FAIRMONT, WEST VIRGINIA – Employment in healthcare occupations is projected to grow 16 percent from 2020 to 2030, said Amy Cunningham, the interim dean of the School of Health Sciences at Pierpont Community & Technical College.

“As the population continues to age and the healthcare industry grows, so does the need for trained healthcare professionals,” Cunningham said.

Pierpont has created two new programs in the healthcare arena, a Medical Billing and Coding Certificate of Applied Science and Electronic Health Record Specialist Advanced Skill Set, while also revising its Licensed Practical Nurse program curriculum.

“Healthcare professionals will always be vital to the country’s infrastructure,” Cunningham said. “Students who pursue a health science program will enjoy job security.”

Medical Billing and Coding is considered the backbone of the healthcare revenue cycle that ensures healthcare providers are compensated in a timely fashion for services provided to patients.

Electronic Health Record (EHR) Specialists are instrumental in ensuring the accuracy and efficacy of the electronic health record.

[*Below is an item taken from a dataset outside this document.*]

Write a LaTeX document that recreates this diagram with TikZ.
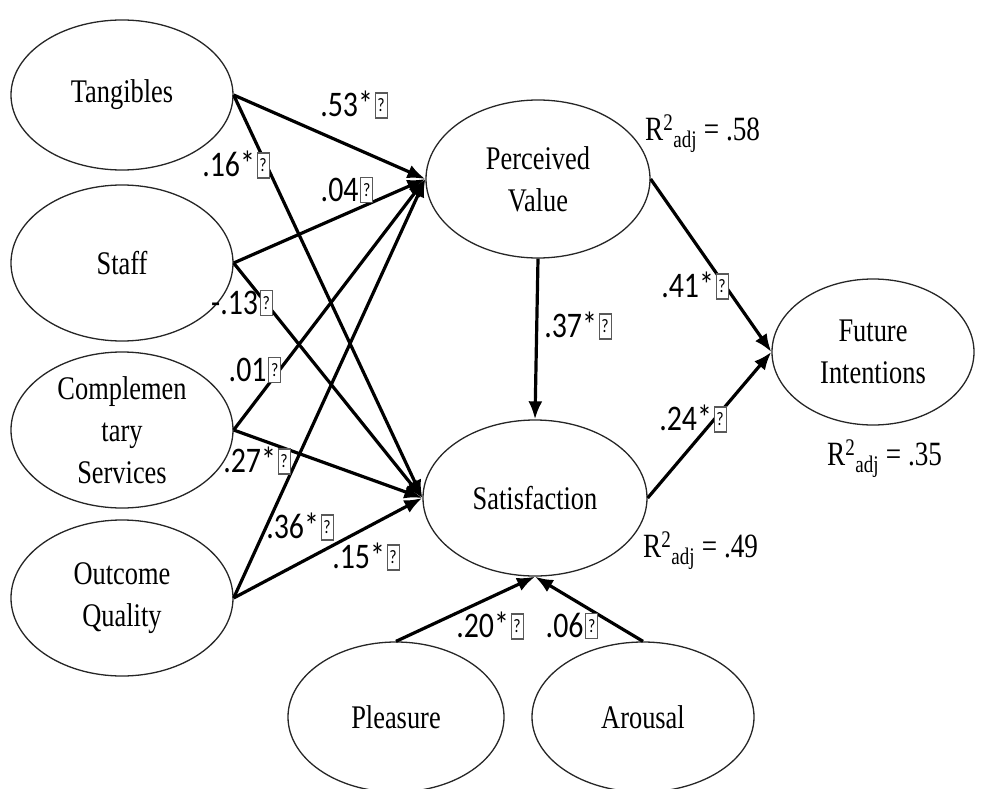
\documentclass[tikz,border=0pt]{standalone}
\usepackage{fontspec}
\setmainfont{Liberation Serif}[FakeStretch=0.8]
\newfontfamily\coeffont{Carlito}[FakeStretch=0.83]
\usetikzlibrary{shapes.geometric,arrows.meta}

% small framed question mark that follows each coefficient
\newcommand\qbox{\kern1.5pt\tikz[baseline=0pt,x=1pt,y=1pt]{%
  \draw[black!65, line width=1.2pt, fill=white] (0,-1) rectangle (12,24);
  \node[inner sep=0pt, font=\coeffont\fontsize{19}{19}\selectfont] at (6,11.5) {?};}}

\tikzset{
  construct/.style={ellipse, draw=black!85, line width=1.3pt, inner sep=0pt},
  ctext/.style={font=\fontsize{33}{42}\selectfont, align=center, inner sep=0pt},
  pathline/.style={line width=3.2pt, -{Latex[length=18pt,width=14pt]}},
  coef/.style={font=\coeffont\fontsize{36}{40}\selectfont, inner sep=0pt},
  rsq/.style={font=\fontsize{34}{40}\selectfont, inner sep=0pt, anchor=base west}
}

\begin{document}
\begin{tikzpicture}[x=1pt,y=-1pt]
\useasboundingbox (0,0) rectangle (985,789);

% exogenous constructs
\node[construct, minimum width=222pt, minimum height=150pt, label={[ctext]center:Tangibles}] (tang) at (122,95) {};
\node[construct, minimum width=222pt, minimum height=156pt, label={[ctext]center:Staff}] (staff) at (122,263) {};
\node[construct, minimum width=222pt, minimum height=156pt, label={[ctext]center:Complemen\\tary\\Services}] (comp) at (122,430) {};
\node[construct, minimum width=222pt, minimum height=156pt, label={[ctext]center:Outcome\\Quality}] (outc) at (122,598) {};

% mediators and outcome
\node[construct, minimum width=224pt, minimum height=158pt, label={[ctext]center:Perceived\\Value}] (pv) at (538,179) {};
\node[construct, minimum width=224pt, minimum height=156pt, label={[ctext]center:Satisfaction}] (sat) at (535,498) {};
\node[construct, minimum width=202pt, minimum height=146pt, label={[ctext]center:Future\\Intentions}] (fi) at (873,352) {};

% emotions
\node[construct, minimum width=216pt, minimum height=150pt, label={[ctext]center:Pleasure}] (pl) at (396,717) {};
\node[construct, minimum width=222pt, minimum height=150pt, label={[ctext]center:Arousal}] (ar) at (643,717) {};

% structural paths
\draw[pathline] (tang.east) -- (pv.west);
\draw[pathline] (tang.east) -- (sat.west);
\draw[pathline] (staff.east) -- (pv.west);
\draw[pathline] (staff.east) -- (sat.west);
\draw[pathline] (comp.east) -- (pv.west);
\draw[pathline] (comp.east) -- (sat.west);
\draw[pathline] (outc.east) -- (pv.west);
\draw[pathline] (outc.east) -- (sat.west);
\draw[pathline] (pv.south) -- (sat.north);
\draw[pathline] (pv.east) -- (fi.west);
\draw[pathline] (sat.east) -- (fi.west);
\draw[pathline] (pl.north) -- (sat.south);
\draw[pathline] (ar.north) -- (sat.south);

% path coefficients
\node[coef] (c1) at (354,105) {.53*\qbox};
\node[coef] (c2) at (236,165) {.16*\qbox};
\node[coef] (c3) at (347,190) {.04\qbox};
\node[coef] (c4) at (242,303) {-.13\qbox};
\node[coef] (c5) at (255,370) {.01\qbox};
\node[coef] (c6) at (257,461) {.27*\qbox};
\node[coef] (c7) at (300,527) {.36*\qbox};
\node[coef] (c8) at (366,557) {.15*\qbox};
\node[coef] (c9) at (578,326) {.37*\qbox};
\node[coef] (c10) at (695,286) {.41*\qbox};
\node[coef] (c11) at (693,419) {.24*\qbox};
\node[coef] (c12) at (490,626) {.20*\qbox};
\node[coef] (c13) at (572,626) {.06\qbox};

% explained variance
\node[rsq] (r1) at (645,140) {R\textsuperscript{2}\textsubscript{adj} = .58};
\node[rsq] (r2) at (643,557) {R\textsuperscript{2}\textsubscript{adj} = .49};
\node[rsq] (r3) at (827,465) {R\textsuperscript{2}\textsubscript{adj} = .35};
\end{tikzpicture}
\end{document}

The federal Electronic Medical Records (EMR) Mandate requires healthcare providers to convert all medical charts to a digital format. Thanks to the EMR, trained EHR professionals are in high demand, with huge growth in the profession projected over the coming years.

“LPNs are in high demand and are able to perform many of the same duties of a Registered Nurse,” Cunningham said.

The healthcare industry is expected to rapidly grow in West Virginia and across the United States. This allows students to choose where they want to live and work. Working in a healthcare career is also a rewarding career, Cunningham said.

“A hallmark of Pierpont is the ability to craft and develop programs that meet the needs of our workforce economy and industries,” said Pierpont Vice President for Academic Affairs & Provost Michael Waide. “The innovation or reimagination of these programs showcases Pierpont’s rapid response to meet the health care industry’s needs for a skilled and qualified workforce in North Central West Virginia.”

Students who complete these programs may start careers in outpatient clinics, doctor’s offices, dental practices, hospitals, rehab hospitals. These careers also allow for professionals to work as consultants, and most medical coders now work at home.

“These programs offer comprehensive training for students to join the rapidly growing healthcare industry,” Cunningham said. “These short-term options will offer Pierpont’s student population specialized training to serve our growing workforce needs while enjoying a rewarding career.